Forrester Research

  • February 14, 2013
  • Old pal, Chris Kanaracus (who covers enterprise software and general technology breaking news for The IDG News Service) has a story in InfoWorld yesterday which is very interesting in that it describes the current dynamics of the enterprise software business.

    Just to convolute things, the article is about a recent report from Forrester Research, which describes the lackluster adoption of Oracle Fusion Applications.  I get the impression that Forrester is telling a cautionary tale and getting ready to, um, “put out the fire and call in the dogs” where Fusion is concerned.  But, really, what were they or anyone else expecting?  Take a look at the opening paragraphs:

    “Oracle spent years developing its next-generation Fusion Applications and finally put them into general availability nearly a year-and-a-half ago, but some new evidence suggests that it’s been less than successful at enticing customers to move up.

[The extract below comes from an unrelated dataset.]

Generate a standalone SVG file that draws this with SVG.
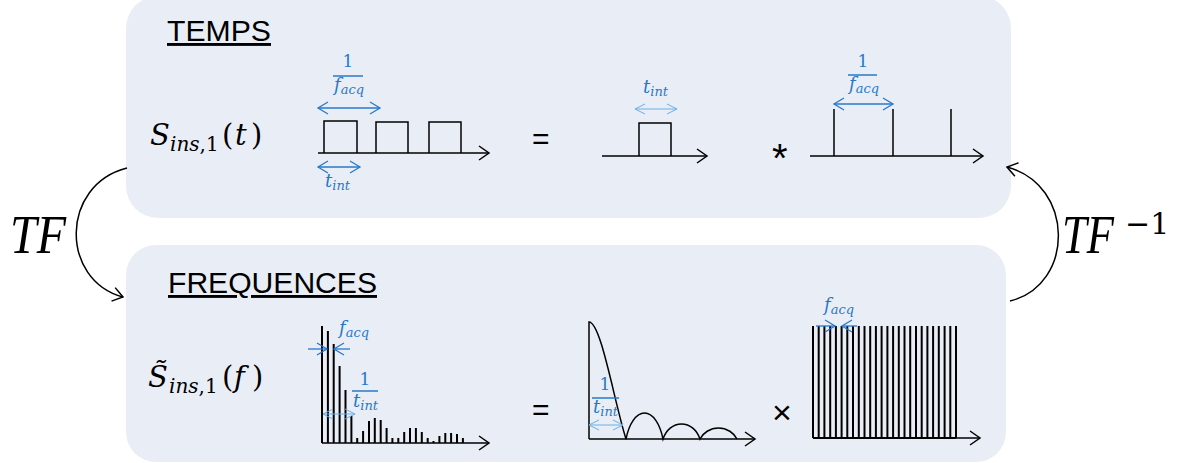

    Two-thirds of 139 Oracle applications customers surveyed by Forrester Research said they had no plans to implement Fusion Applications, while another 24 percent said they didn’t know whether they would, according to a new report out this week.

    The article goes to great lengths to document how customers are more or less standing pat on their existing systems and waiting for someone else to make the next move.

    Well, what did we expect?

    The thesis of the report (which I have not seen) seems to be that customers are not flocking to the new, new thing and that therefore Oracle messed up — must be marketing’s fault (Louie, round up the usual suspects.).  Much the same critique could be levied on SAP but I am not going there right now because most of what I have to say applies there too.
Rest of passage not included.